Would it surprise you to know that if you’re a Christian only the first two items are guaranteed?

We don’t automatically start knowing what’s right and wrong when we become Christians. Learning how to discern the difference is a lifelong process, and requires continual closeness with our Creator as He teaches us.

We cannot assume that we know the difference between good and evil, and we cannot presume to proclaim that we know what God wants.

The Psalms make it very clear that God’s silence for a season does not mean He agrees with our sinful ways. “When you did these things and I kept silent, you thought I was exactly like you. But I now arraign you and set my accusations before you,” God said [2].
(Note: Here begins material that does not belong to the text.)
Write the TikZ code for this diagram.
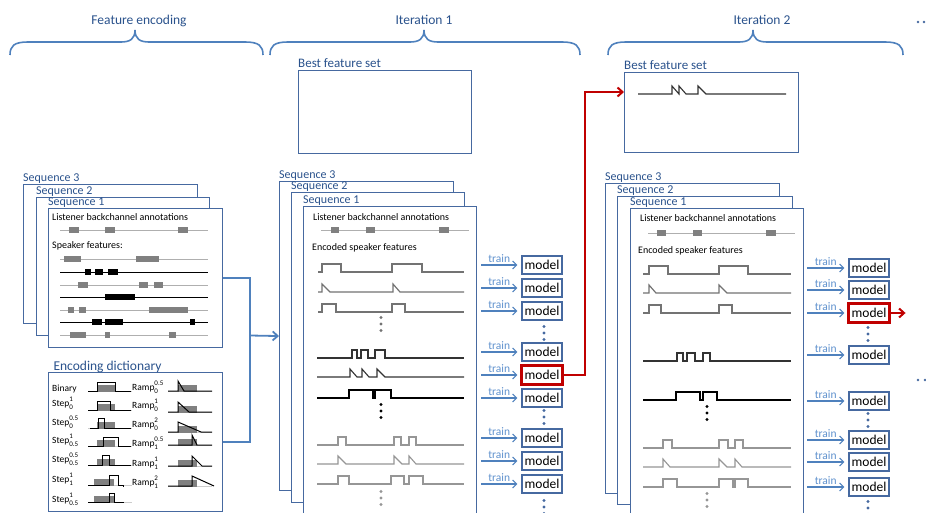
\documentclass[tikz,border=0pt]{standalone}
\usepackage{fontspec}
\setmainfont{Carlito}
\usetikzlibrary{arrows.meta,positioning}

\definecolor{braceblue}{RGB}{79,129,189}
\definecolor{titleblue}{RGB}{42,82,140}
\definecolor{boxblue}{RGB}{70,105,160}
\definecolor{trainblue}{RGB}{95,145,205}
\definecolor{darkred}{RGB}{192,0,0}
\definecolor{bargray}{RGB}{128,128,128}
\definecolor{linegray}{RGB}{175,175,175}
\definecolor{rowgray}{RGB}{115,115,115}
\definecolor{lightrow}{RGB}{150,150,150}

\newcommand\supsub[2]{\makebox[0pt][l]{\raisebox{4.5pt}{\fontsize{7}{8}\selectfont#1}}\raisebox{-3pt}{\fontsize{7}{8}\selectfont#2}}

\begin{document}
\begin{tikzpicture}[x=1pt,y=-1pt,
  brace/.style={draw=braceblue,line width=1.6pt},
  heading/.style={text=titleblue,font=\fontsize{13.5}{16}\selectfont,anchor=base},
  seqbox/.style={draw=boxblue,line width=1.1pt,fill=white,anchor=north west,inner sep=0pt},
  seqlabel/.style={text=titleblue,font=\fontsize{12}{14}\selectfont,anchor=base west,inner sep=0pt},
  boxtext/.style={font=\fontsize{10}{12}\selectfont,anchor=west,inner sep=0pt},
  dicttext/.style={font=\fontsize{9.5}{11}\selectfont,anchor=base west,inner sep=0pt},
  model/.style={draw=boxblue,line width=1.1pt,fill=white,minimum width=40pt,minimum height=18pt,inner sep=1pt,font=\fontsize{13.5}{16}\selectfont},
  chosen/.style={draw=darkred,line width=2.2pt},
  train/.style={draw=braceblue,line width=1.2pt,-{Straight Barb[length=4pt,width=8pt]},shorten >=4pt},
  trainlabel/.style={text=trainblue,font=\fontsize{11.5}{13}\selectfont,above,inner sep=1.5pt,pos=0.45},
  link/.style={draw=braceblue,line width=1.8pt},
  redlink/.style={draw=darkred,line width=2pt,-{Straight Barb[length=5pt,width=9pt]}},
  graysig/.style={draw=rowgray,line width=1.2pt},
  darksig/.style={draw=black!80,line width=1.1pt},
  boldsig/.style={draw=black,line width=1.6pt},
  lightsig/.style={draw=lightrow,line width=1.1pt},
]
\useasboundingbox (0,0) rectangle (926,513);

%Helper macros
\def\topbrace#1#2#3{\draw[brace] (#1,55) .. controls (#1,46) and ({#1+4},42) .. ({#1+18},42) -- ({#2-14},42) .. controls ({#2-5},42) and (#2,39) .. (#2,30) .. controls (#2,39) and ({#2+5},42) .. ({#2+14},42) -- ({#3-18},42) .. controls ({#3-4},42) and (#3,46) .. (#3,55);}
\def\barline#1#2#3#4#5#6{\draw[#4,line width=1pt] (#2,#1) -- (#3,#1);
  \foreach \p/\q in {#6} {\fill[#5] (\p,{#1-2.6}) rectangle (\q,{#1+2.6});}}
\def\steprow#1#2#3#4#5{\draw[#1] (#3,#2) foreach \p/\q in {#5} {-- (\p,#2) -- (\p,{#2-8}) -- (\q,{#2-8}) -- (\q,#2)} -- (#4,#2);}
\def\ramprow#1#2#3#4#5{\draw[#1] (#3,#2) foreach \p/\q in {#5} {-- (\p,#2) -- (\p,{#2-8}) -- (\q,#2)} -- (#4,#2);}
\def\threedots#1#2#3{\foreach \k in {-6.5,0,6.5} {\fill[#1] (#2,{#3+\k}) circle (1.6);}}
\def\dicticon#1#2#3#4#5{\begin{scope}[shift={(#1,#2)}]
  \draw[gray!40,line width=1pt] (0,0) -- (44,0);
  \fill[bargray] (#3,-6) rectangle (#4,1);
  \draw[line width=1pt] #5;
  \end{scope}}

%Headings and braces
\node[heading] (fehead) at (139,25) {Feature encoding};
\node[heading] (it1head) at (424,25) {Iteration 1};
\node[heading] (it2head) at (762,25) {Iteration 2};
\topbrace{10}{135}{263}
\topbrace{270}{424}{580}
\topbrace{608}{753}{903}
\fill[boxblue] (918,22) circle (1.4) (924,22) circle (1.4);

%Feature encoding: sequences
\node[seqbox,minimum width=174pt,minimum height=139pt] (fe3) at (23,184) {};
\node[seqlabel] at ([yshift=2.5pt]fe3.north west) {Sequence 3};
\node[seqbox,minimum width=173pt,minimum height=138pt] (fe2) at (36,197) {};
\node[seqlabel] at ([yshift=2.5pt]fe2.north west) {Sequence 2};
\node[seqbox,minimum width=174pt,minimum height=139pt] (fe1) at (48,208) {};
\node[seqlabel] at ([yshift=2.5pt]fe1.north west) {Sequence 1};
\node[boxtext] (feann) at (52,217) {Listener backchannel annotations};
\barline{230}{60}{208}{linegray}{bargray}{69/79,105/115,178/188}
\node[boxtext] (fespk) at (52,246) {Speaker features:};
\barline{259}{60}{208}{linegray}{bargray}{64/81,136/159}
\barline{272}{60}{208}{black}{black}{85/91,95/103,108/118}
\barline{285}{60}{208}{linegray}{bargray}{78/88,139/148,154/163}
\barline{297}{60}{208}{black}{black}{105/135}
\barline{310}{60}{208}{linegray}{bargray}{68/74,79/86,149/188}
\barline{322}{60}{208}{black}{black}{92/102,105/123,190/195}
\barline{335}{60}{208}{linegray}{bargray}{70/86,105/110,169/176}

%Encoding dictionary
\node[seqbox,minimum width=174pt,minimum height=139pt] (dict) at (48,372) {};
\node[heading,anchor=base west] (dicthead) at (50,370) {Encoding dictionary};
\node[dicttext] at (52,391) {Binary};
\node[dicttext] at (52,406) {Step\supsub{1}{0}};
\node[dicttext] at (52,425) {Step\supsub{0.5}{0}};
\node[dicttext] at (52,443) {Step\supsub{1}{0.5}};
\node[dicttext] at (52,462) {Step\supsub{0.5}{0.5}};
\node[dicttext] at (52,482) {Step\supsub{1}{1}};
\node[dicttext] at (52,502) {Step\supsub{1}{0.5}};
\node[dicttext] at (132,390) {Ramp\supsub{0.5}{0}};
\node[dicttext] at (132,408) {Ramp\supsub{1}{0}};
\node[dicttext] at (132,427) {Ramp\supsub{2}{0}};
\node[dicttext] at (132,446) {Ramp\supsub{0.5}{1}};
\node[dicttext] at (132,466) {Ramp\supsub{1}{1}};
\node[dicttext] at (132,485) {Ramp\supsub{2}{1}};
\dicticon{88}{391}{9}{27}{(0,0) -- (9,0) -- (9,-9) -- (27,-9) -- (27,0) -- (43,0)}
\dicticon{88}{410}{9}{27}{(0,0) -- (9,0) -- (9,-9) -- (22,-9) -- (22,0) -- (43,0)}
\dicticon{88}{428}{9}{27}{(2,0) -- (10,0) -- (10,-10) -- (16,-10) -- (16,0) -- (43,0)}
\dicticon{88}{446}{9}{27}{(0,0) -- (15,0) -- (15,-9) -- (30,-9) -- (30,0) -- (43,0)}
\dicticon{88}{465}{9}{27}{(0,0) -- (14,0) -- (14,-10) -- (21,-10) -- (21,0) -- (43,0)}
\dicticon{88}{485}{6}{26}{(0,0) -- (21,0) -- (21,-10) -- (30,-10) -- (30,0) -- (35,0) -- (35,2)}
\dicticon{88}{502}{6}{26}{(0,0) -- (21,0) -- (21,-9) -- (26,-9) -- (26,0) -- (36,0)}
\dicticon{168}{391}{10}{29}{(0,0) -- (10,0) -- (10,-10) -- (16,0) -- (44,0)}
\dicticon{168}{412}{10}{29}{(0,0) -- (10,0) -- (10,-10) -- (21,0) -- (44,0)}
\dicticon{168}{432}{10}{29}{(0,0) -- (10,0) -- (10,-10) -- (33,0) -- (44,0)}
\dicticon{168}{445}{10}{29}{(0,0) -- (24,0) -- (24,-10) -- (29,0) -- (44,0)}
\dicticon{168}{466}{10}{29}{(0,0) -- (24,0) -- (24,-10) -- (34,0) -- (44,0)}
\dicticon{168}{486}{10}{29}{(0,0) -- (24,0) -- (24,-10) -- (46,0)}

%Iteration 1
\node[seqbox,minimum width=173pt,minimum height=83pt] (best1) at (298,70) {};
\node[seqlabel,font=\fontsize{13}{15}\selectfont] at ([yshift=2pt]best1.north west) {Best feature set};
\node[seqbox,minimum width=174pt,minimum height=309pt] (it1s3) at (279,181) {};
\node[seqlabel] at ([yshift=2.5pt]it1s3.north west) {Sequence 3};
\node[seqbox,minimum width=173pt,minimum height=310pt] (it1s2) at (291,192) {};
\node[seqlabel] at ([yshift=2.5pt]it1s2.north west) {Sequence 2};
\node[seqbox,minimum width=173pt,minimum height=330pt] (it1s1) at (303,206) {};
\node[seqlabel] at ([yshift=2.5pt]it1s1.north west) {Sequence 1};
\node[boxtext] (it1ann) at (313,217) {Listener backchannel annotations};
\barline{230}{321}{469}{linegray}{bargray}{331/339,366/375,439/449}
\node[boxtext] (it1enc) at (312,248) {Encoded speaker features};
\steprow{graysig}{272}{318}{464}{322/341,392/422}
\ramprow{graysig}{292}{318}{464}{322/330,393/400}
\steprow{graysig}{312}{318}{464}{322/336,392/405}
\threedots{rowgray}{381}{324}
\steprow{darksig}{358}{317}{464}{352/357,361/368,375/385}
\ramprow{darksig}{377}{317}{464}{350/357,362/369,377/385}
\steprow{boldsig}{398}{317}{464}{349/373,375/391}
\threedots{black}{381}{411}
\steprow{lightsig}{445}{317}{464}{338/346,394/401,409/416}
\ramprow{lightsig}{464}{317}{464}{338/346,394/402,409/416}
\steprow{lightsig}{484}{317}{464}{338/349,391/404,409/423}
\threedots{lightrow}{381}{498}

%Iteration 1 models
\foreach \y [count=\i] in {265,288,311,352,375,398,438,461,484} {
  \node[model] (m1\i) at (542,\y) {model};
  \coordinate (t1\i) at (481,\y);
  \draw[train] (t1\i) -- node[trainlabel] {train} (m1\i);
}
\draw[chosen] (m15.south west) rectangle (m15.north east);
\threedots{boxblue}{544}{333}
\threedots{boxblue}{544}{417}
\threedots{boxblue}{544}{507}

%Iteration 2
\node[seqbox,minimum width=174pt,minimum height=80pt] (best2) at (624,72) {};
\node[seqlabel,font=\fontsize{13}{15}\selectfont] at ([yshift=2pt]best2.north west) {Best feature set};
\ramprow{darksig}{94}{638}{786}{672/679,679/686,698/706}
\node[seqbox,minimum width=174pt,minimum height=310pt] (it2s3) at (605,183) {};
\node[seqlabel] at ([yshift=2.5pt]it2s3.north west) {Sequence 3};
\node[seqbox,minimum width=175pt,minimum height=308pt] (it2s2) at (617,196) {};
\node[seqlabel] at ([yshift=2.5pt]it2s2.north west) {Sequence 2};
\node[seqbox,minimum width=173pt,minimum height=330pt] (it2s1) at (630,208) {};
\node[seqlabel] at ([yshift=2.5pt]it2s1.north west) {Sequence 1};
\node[boxtext] (it2ann) at (640,218) {Listener backchannel annotations};
\barline{233}{648}{795}{linegray}{bargray}{657/666,693/702,766/776}
\node[boxtext] (it2enc) at (638,251) {Encoded speaker features};
\steprow{graysig}{274}{643}{791}{649/668,719/748}
\ramprow{graysig}{293}{643}{791}{649/656,719/727}
\steprow{graysig}{313}{643}{791}{649/661,719/732}
\steprow{darksig}{361}{643}{791}{677/683,687/695,703/710}
\steprow{boldsig}{400}{643}{791}{676/700,703/717}
\threedots{black}{707}{413}
\steprow{lightsig}{448}{643}{791}{663/672,719/728,735/743}
\ramprow{lightsig}{467}{643}{791}{663/670,719/727,735/742}
\steprow{lightsig}{487}{643}{791}{663/677,719/733,735/748}
\threedots{lightrow}{707}{500}

%Iteration 2 models
\foreach \y [count=\i] in {268,290,313,355,401,440,462,487} {
  \node[model] (m2\i) at (869,\y) {model};
  \coordinate (t2\i) at (807,\y);
  \draw[train] (t2\i) -- node[trainlabel] {train} (m2\i);
}
\draw[chosen] (m23.south west) rectangle (m23.north east);
\threedots{boxblue}{868}{334}
\threedots{boxblue}{868}{420}
\threedots{boxblue}{868}{508}
\fill[boxblue] (918,380) circle (1.4) (925,380) circle (1.4);

%Connectors
\coordinate (split) at (250,335.5);
\draw[link] (fe1.east) -| (split) |- (dict.east);
\draw[link,-{Straight Barb[length=5pt,width=9pt]}] (split) -- (it1s3.west);
\draw[redlink] (m15.east) -- ++(22,0) |- ([yshift=-20pt]best2.north west);
\draw[redlink] (m23.east) -- ++(16,0);
\end{tikzpicture}
\end{document}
Speaking for God when He has not asked us to is a sin of presumption. We assume we know what God wants us to say about different issues, and then build ourselves up in ambition and false prophecy. [3]

Yes, the Bible tells us certain things that are right and wrong, but nowhere in the Bible does it say to “go into all the world and condemn the guilty”. Nor does it say to “go into all the world and change the culture to be more ‘moral’ or comfortable for Christians to live in”.

The command we are given is to preach the good news about Jesus. Two thousand years ago, not even Jesus came to judge the world, but to save it [4]. We are to leave conviction and judgment up to the Holy Spirit. Any other approach is human ambition scrabbling for a piece of God’s job description.

When we presume that the things we do are automatically God’s work, just because we’re the ones doing them, we commit the same sin that Moses did when God punished him by refusing him entry to the Promised Land.

At that time, the Israelites were in the desert and started complaining (again) that they had nothing to drink. Moses went off-script and spoke to the Israelites judgementally. God didn't ask him to do this. In addressing their rebellion, Moses became the rebel. [5] "Must we do this again?" he asked as he stood before the rock and struck it so that water flowed out. [6] Essentially, Moses and Aaron took credit for God's miracles. [5] Sound familiar?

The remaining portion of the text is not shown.